Diesen Vorwurf kontert Wolf mit dem Argument, dass batteriegetriebene Flugzeuge, Schiffe und selbst Autos auch in Zukunft keine weiten Strecken fahren können. Zudem passten seine Kraftstoffe zur bestehenden Infrastruktur. Dass Wolf seine Idee nach Jahren vergeblicher Investorensuche realisieren konnte, verdankt er einem Treffen auf einer Party. Dort erzählte er einem Gast von seiner Technik. Der schickte ihn zu seinem Onkel. Der Onkel war Hanns Arnt Vogels, ehemals Chef des Luftfahrt- und Rüstungskonzerns Messerschmitt-Bölkow-Blohm und ein bestens vernetzter Manager.

VW und Daimler waren interessiert

Vogels war so begeistert von Wolfs Ökosprit, dass er ihm Termine bei den Chefs von VW und Daimler besorgte.

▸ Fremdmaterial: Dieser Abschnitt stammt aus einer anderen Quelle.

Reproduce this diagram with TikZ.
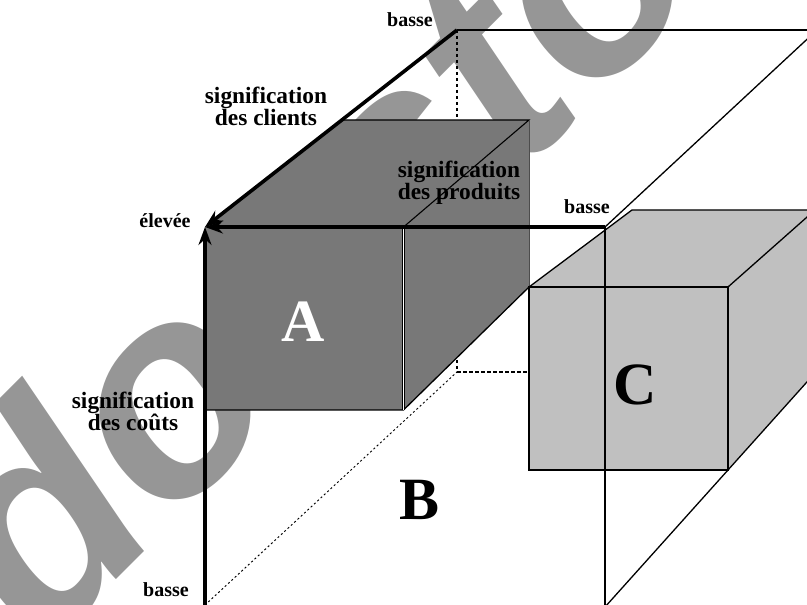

Aber die Idee, mit Luft und Wasser zu fahren, war den Auto-Zaren Ferdinand Piëch und Jürgen Schrempp zu abenteuerlich. Immerhin konnte Wolf sie für ein Projekt mit ähnlicher Technik gewinnen: Diesel aus Biomasse wie Holz herzustellen.

Mit den prominenten Geldgebern im Rücken baute Wolf im sächsischen Freiberg den Biodieselproduzenten Choren auf. Das Potenzial des Verfahrens galt als enorm: Die staatliche Fachagentur Nachwachsende Rohstoffe schätzte, dass Biokraftstoffe à la Choren künftig ein Viertel des deutschen Treibstoffbedarfs decken könnten. Bis zu 270 Millionen Liter Treibstoff sollten die Anlagen des Unternehmens, das zwischenzeitlich 300 Mitarbeiter beschäftigte, im Jahr herstellen. Anfang 2011 stand die Technik, um Holzschnipsel in Diesel zu verwandeln, kurz vor der Marktreife. Doch das Verfahren erwies sich als komplizierter, als Anfangs gedacht. Nachdem bei Testläufen Schwierigkeiten auftraten, musste Choren im Juli 2011 Insolvenz anmelden.